Date: 28/3/17 08:05 (UTC)
From: [identity profile] htpcl.livejournal.com
In order to make those changes into law, we'd need to change the Constitution. And we'd need a special Great Parliament for that purpose. The problem is, we can't commit time and resources to a Great Parliament even for the most important constitutional reform that we need more urgently - what's left for minor issues* like this expat voting question.

* Why minor, you may ask? According to recent calculations, the total number of parliamentary seats that this "election tourism" has brought to those ethnic Turkish parties throughout the entire 27-year history of parliamentary democracy here, is 9 (nine!) Out of hundreds if not thousands of seats. So you'll forgive me if I say that this whole hysteria was mostly designed to get the base of the xenophobic so called "United Patriots" worked up about something, and the ethnic Turkish voters too, respectively.

Fringe extremists tend to feed off each other, remember? And the gullible people repeatedly fall for their stupid stunts.

This is a non-issue. Even if Erdogan's puppet party did manage to get into parliament, they'd be isolated by everybody else. Hell, DOST has played their role so well in sucking votes away from DPS that you "Patriot" folks must be extremely happy now! Aren't you happy when the Turkish parties are tearing each other apart? There's a finite number of votes they could possibly get - so isn't it good news for you when those get split up?
Edited Date: 28/3/17 08:06 (UTC)

(no subject)

Date: 28/3/17 08:10 (UTC)
From: [identity profile] luvdovz.livejournal.com
Ethnic parties are a pest on democracy, I've always maintained. Parties should be about ideology, about policy, about different approaches to governing. Ethnic parties pretend to be representing certain ethnic groups, but what they really are, is the shortest path to separatism.

As for your expat voting question, being an expat myself, I would disagree. I live in Sweden but I'm still actively involved with Icelandic politics. You'd have to do some pretty lame legislating magic to discriminate against certain groups that you dislike without violating all possible principles of democracy and human decency.

(no subject)

Date: 28/3/17 08:12 (UTC)
From: [identity profile] luzribeiro.livejournal.com
Why don't you just eliminate dual citizenship and be done with all this crap?

(no subject)

Date: 28/3/17 15:01 (UTC)
From: [identity profile] policraticus.livejournal.com
Your situation seems pretty shitty. Doing away with dual citizenship seems like a necessary step.
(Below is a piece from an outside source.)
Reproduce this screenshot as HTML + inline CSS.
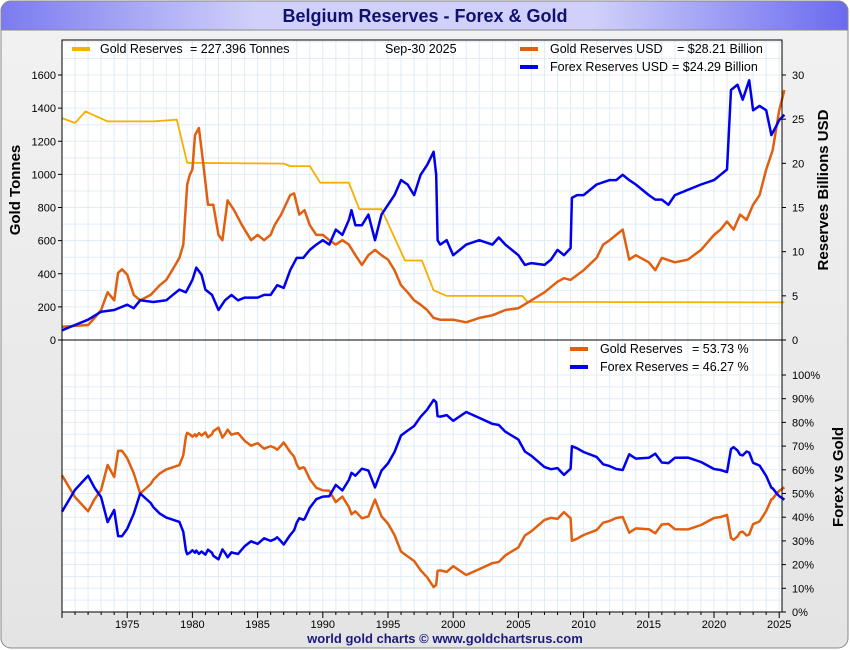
<!DOCTYPE html>
<html><head><meta charset="utf-8"><style>
body{margin:0;width:850px;height:650px;overflow:hidden;background:#fff;font-family:"Liberation Sans",sans-serif}
svg{display:block}
</style></head><body>
<svg id="c" width="850" height="650" xmlns="http://www.w3.org/2000/svg">
<defs>
<linearGradient id="tg" x1="0" x2="1" y1="0" y2="0"><stop offset="0" stop-color="#7b7bf0"/><stop offset="0.3" stop-color="#d0d0fa"/><stop offset="0.7" stop-color="#d0d0fa"/><stop offset="1" stop-color="#6a6af0"/></linearGradient>
<linearGradient id="bg" x1="0" x2="0" y1="0" y2="1"><stop offset="0" stop-color="#f2f2f2"/><stop offset="1" stop-color="#e4e4e4"/></linearGradient>
</defs>
<rect x="1" y="1" width="847" height="647" rx="10" fill="url(#bg)" stroke="#888"/>
<path d="M1 30 V11 A10 10 0 0 1 11 1 H838 A10 10 0 0 1 848 11 V30 Z" fill="url(#tg)" stroke="#888"/>
<text x="425" y="22" text-anchor="middle" font-size="18" font-weight="bold" fill="#10106e">Belgium Reserves - Forex &amp; Gold</text>
<rect x="62" y="40" width="720" height="572" fill="#fff"/>
<g id="grid"></g>
<g id="series"></g>
<rect x="62" y="40" width="720" height="572" fill="none" stroke="#000"/>
<line x1="62" x2="782" y1="340" y2="340" stroke="#000"/>
<g id="axes" font-size="11" fill="#000"></g>
<text transform="translate(20,190) rotate(-90)" text-anchor="middle" font-size="15" font-weight="bold">Gold Tonnes</text>
<text transform="translate(828,190) rotate(-90)" text-anchor="middle" font-size="15" font-weight="bold">Reserves Billions USD</text>
<text transform="translate(843,477) rotate(-90)" text-anchor="middle" font-size="15" font-weight="bold">Forex vs Gold</text>
<text x="445" y="643" text-anchor="middle" font-size="13" font-weight="bold" fill="#1a1a80">world gold charts © www.goldchartsrus.com</text>
<g font-size="12.5">
<rect x="72" y="47" width="18" height="4" fill="#f5b000"/>
<text x="100" y="53">Gold Reserves</text>
<text x="190" y="53">= 227.396 Tonnes</text>
<text x="385" y="53">Sep-30  2025</text>
<rect x="520" y="47" width="18" height="4" fill="#e06010"/>
<text x="550" y="53">Gold Reserves USD</text>
<text x="677" y="53">= $28.21 Billion</text>
<rect x="520" y="65" width="18" height="4" fill="#0000ee"/>
<text x="550" y="71">Forex Reserves USD</text>
<text x="672" y="71">= $24.29 Billion</text>
</g>
<g font-size="12.5">
<rect x="570" y="347" width="18" height="4" fill="#e06010"/>
<text x="600" y="353">Gold Reserves</text>
<text x="692" y="353">= 53.73 %</text>
<rect x="570" y="365" width="18" height="4" fill="#0000ee"/>
<text x="600" y="371">Forex Reserves</text>
<text x="692" y="371">= 46.27 %</text>
</g>
</svg>
<script>
const tonYears=[1970,1971,1971.8,1973.5,1977,1978.8,1979.6,1987,1987.5,1989,1989.8,1992,1992.8,1994.5,1996.3,1997.6,1998.5,1999.5,2005.3,2005.7,2025.6];
const tonValues=[1340,1310,1380,1320,1320,1330,1070,1065,1050,1050,950,950,790,790,480,480,300,266,266,230,227];
const goldYears=[1970,1972,1972.5,1973,1973.5,1974,1974.3,1974.6,1975,1975.5,1976,1976.8,1977.5,1978,1978.5,1979,1979.3,1979.6,1979.8,1980,1980.2,1980.5,1980.8,1981.2,1981.6,1982,1982.3,1982.7,1983.2,1983.8,1984.5,1985,1985.5,1986,1986.3,1986.8,1987.5,1987.8,1988.2,1988.6,1989,1989.5,1990,1990.5,1991,1991.5,1992,1992.5,1993,1993.5,1994,1994.5,1995,1995.5,1996,1996.5,1997,1997.5,1998,1998.5,1999,2000,2001,2002,2003,2004,2005,2006,2007,2008,2008.5,2009,2010,2011,2011.5,2012,2012.5,2013,2013.5,2014,2015,2015.5,2016,2017,2018,2019,2020,2020.5,2021,2021.5,2022,2022.5,2023,2023.5,2024,2024.5,2025,2025.6];
const goldUsd=[1.5,1.7,2.5,3.4,5.4,4.5,7.6,8,7.4,5.1,4.5,5.1,6.2,6.8,8,9.3,10.8,17.6,18.7,19.3,23.2,24,20.4,15.3,15.3,11.9,11.3,15.8,14.7,13,11.3,11.9,11.3,11.9,13,14.2,16.4,16.6,14.2,14.7,13,11.9,11.9,11.3,10.8,11.3,10.8,9.6,8.5,9.6,10.2,9.6,9.1,7.9,6.2,5.4,4.5,4,3.4,2.5,2.3,2.3,2,2.5,2.8,3.4,3.6,4.5,5.4,6.6,7,6.8,7.9,9.3,10.8,11.3,11.9,12.5,9.1,9.6,8.8,7.9,9.3,8.8,9.1,10.2,11.9,12.5,13.4,12.5,14.2,13.6,15.3,16.4,19.3,21.5,26,28.3];
const forexYears=[1970,1971,1972,1973,1974,1975,1975.5,1976,1977,1978,1978.5,1979,1979.5,1980,1980.3,1980.7,1981,1981.5,1982,1982.5,1983,1983.5,1984,1985,1985.5,1986,1986.5,1987,1987.5,1988,1988.5,1989,1989.5,1990,1990.5,1991,1991.5,1992,1992.2,1992.5,1993,1993.5,1994,1994.5,1995,1995.5,1996,1996.5,1997,1997.5,1998,1998.5,1998.7,1998.8,1999,1999.5,2000,2001,2002,2003,2003.5,2004,2005,2005.5,2006,2007,2007.5,2008,2008.5,2009,2009.1,2009.5,2010,2011,2012,2012.5,2013,2013.5,2014,2015,2015.5,2016,2016.5,2017,2018,2019,2020,2020.5,2021,2021.3,2021.8,2022.2,2022.7,2023,2023.5,2024,2024.4,2024.8,2025,2025.6];
const forexUsd=[1.1,1.7,2.3,3.2,3.4,4,3.6,4.5,4.3,4.5,5.1,5.7,5.4,6.8,8.2,7.4,5.7,5.1,3.4,4.5,5.1,4.5,4.8,4.8,5.1,5.1,6.2,5.9,7.9,9.3,9.3,10.2,10.8,11.3,10.8,12.5,11.9,13.6,14.7,13,13,14.2,11.3,14.2,15.3,16.4,18.1,17.6,16.4,18.7,19.8,21.3,18.7,11.3,10.8,11.3,9.6,10.8,11.3,10.8,11.6,10.8,9.6,8.5,8.7,8.5,9.1,10.2,9.6,10.4,16.1,16.4,16.4,17.6,18.1,18.1,18.7,18.1,17.6,16.4,15.9,15.9,15.3,16.4,17,17.6,18.1,18.7,19.3,28.3,28.9,27.2,29.4,26,26.5,26,23.2,24.3,24.9,25.5];
const tonTicks=[0,200,400,600,800,1000,1200,1400,1600];
const usdTicks=[0,5,10,15,20,25,30];
const pctTicks=[0,10,20,30,40,50,60,70,80,90,100];
const yearTicks=[1975,1980,1985,1990,1995,2000,2005,2010,2015,2020,2025];

const NS="http://www.w3.org/2000/svg";
const X=y=>62+(y-1970)*13.04;
const YT=t=>340-t*265/1600;
const YU=u=>340-u*265/30;
const YP=p=>612-p*2.37;
function mk(tag,attrs,parent){const e=document.createElementNS(NS,tag);for(const k in attrs)e.setAttribute(k,attrs[k]);parent.appendChild(e);return e;}
const grid=document.getElementById('grid'),axes=document.getElementById('axes'),ser=document.getElementById('series');
for(let y=1970;y<=2025;y++){const gl=mk('line',{x1:X(y),x2:X(y),y1:40,y2:612,stroke:'#e0ecf6'},grid);


const tk=mk('line',{x1:X(y),x2:X(y),y1:612,y2:y%5===0?618:615,stroke:'#000'},axes);

}
for(let t=100;t<=1800;t+=100){if(YT(t)<41)break;const gl=mk('line',{x1:62,x2:782,y1:YT(t),y2:YT(t),stroke:'#e0ecf6'},grid);

}
for(let p=5;p<=100;p+=5){const gl=mk('line',{x1:62,x2:782,y1:YP(p),y2:YP(p),stroke:'#e0ecf6'},grid);

}
tonTicks.forEach(t=>{const tx=mk('text',{x:56,y:YT(t)+4,'text-anchor':'end'},axes);tx.textContent=t;


mk('line',{x1:58,x2:62,y1:YT(t),y2:YT(t),stroke:'#000'},axes);});
usdTicks.forEach(u=>{const tx=mk('text',{x:792,y:YU(u)+4},axes);tx.textContent=u;


mk('line',{x1:782,x2:786,y1:YU(u),y2:YU(u),stroke:'#000'},axes);});
pctTicks.forEach(p=>{const tx=mk('text',{x:792,y:YP(p)+4},axes);tx.textContent=p+'%';


mk('line',{x1:782,x2:786,y1:YP(p),y2:YP(p),stroke:'#000'},axes);});
yearTicks.forEach(y=>{const tx=mk('text',{x:X(y),y:628,'text-anchor':'middle'},axes);tx.textContent=y;

});
function interp(xs,vs,x){if(x<=xs[0])return vs[0];for(let i=1;i<xs.length;i++){if(x<=xs[i]){const f=(x-xs[i-1])/(xs[i]-xs[i-1]);return vs[i-1]+f*(vs[i]-vs[i-1]);}}return vs[vs.length-1];}
function line(xs,vs,yf,color,w,name){const d=xs.map((x,i)=>(i?'L':'M')+X(Math.min(x,2025.4)).toFixed(1)+' '+yf(vs[i]).toFixed(1)).join(' ');
const p=mk('path',{d:d,fill:'none',stroke:color,'stroke-width':w,'stroke-linejoin':'round'},ser);

}
line(tonYears,tonValues,YT,'#f5b000',1.8,'gold-tonnes-line');
line(goldYears,goldUsd,YU,'#e06010',2.5,'gold-usd-line');
line(forexYears,forexUsd,YU,'#0000ee',2.5,'forex-usd-line');
const allYears=[...new Set([...goldYears,...forexYears])].sort((a,b)=>a-b);
const gp=allYears.map(y=>{const g=interp(goldYears,goldUsd,y),f=interp(forexYears,forexUsd,y);return 100*g/(g+f);});
const fp=gp.map(v=>100-v);
line(allYears,gp,YP,'#e06010',2.5,'gold-percent-line');
line(allYears,fp,YP,'#0000ee',2.5,'forex-percent-line');
</script>
</body></html>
As an American, you carry your citizenship with you wherever you go, for as long as you go. This is a common tradition, reaching right back to the old "Civis Romanus sum." Any diminution of those rights are going to be based on arbitrary standards extrinsic to the person themselves. So, it is conceivable that a person living as an ex-patriot could be just as, if not more than, engaged in the politics of the US than a person who is residing inside the US. Considering how many US citizens fail to vote when it rains, accepting a vote mailed from 8,000 miles away under onerous conditions seems like a fair thing. And if they are not engaged, so what? If we disenfranchise people based on their ignorance of policy then we'd have to disenfranchise a lot of people, some of who are members of Congress.

(no subject)

Date: 30/3/17 06:18 (UTC)
From: [identity profile] mahnmut.livejournal.com
I don't know, I have a dual citizenship but I don't use my right to vote in my country of origin any more for the same reason that you cited. I am no longer directly involved with politics in my country of origin.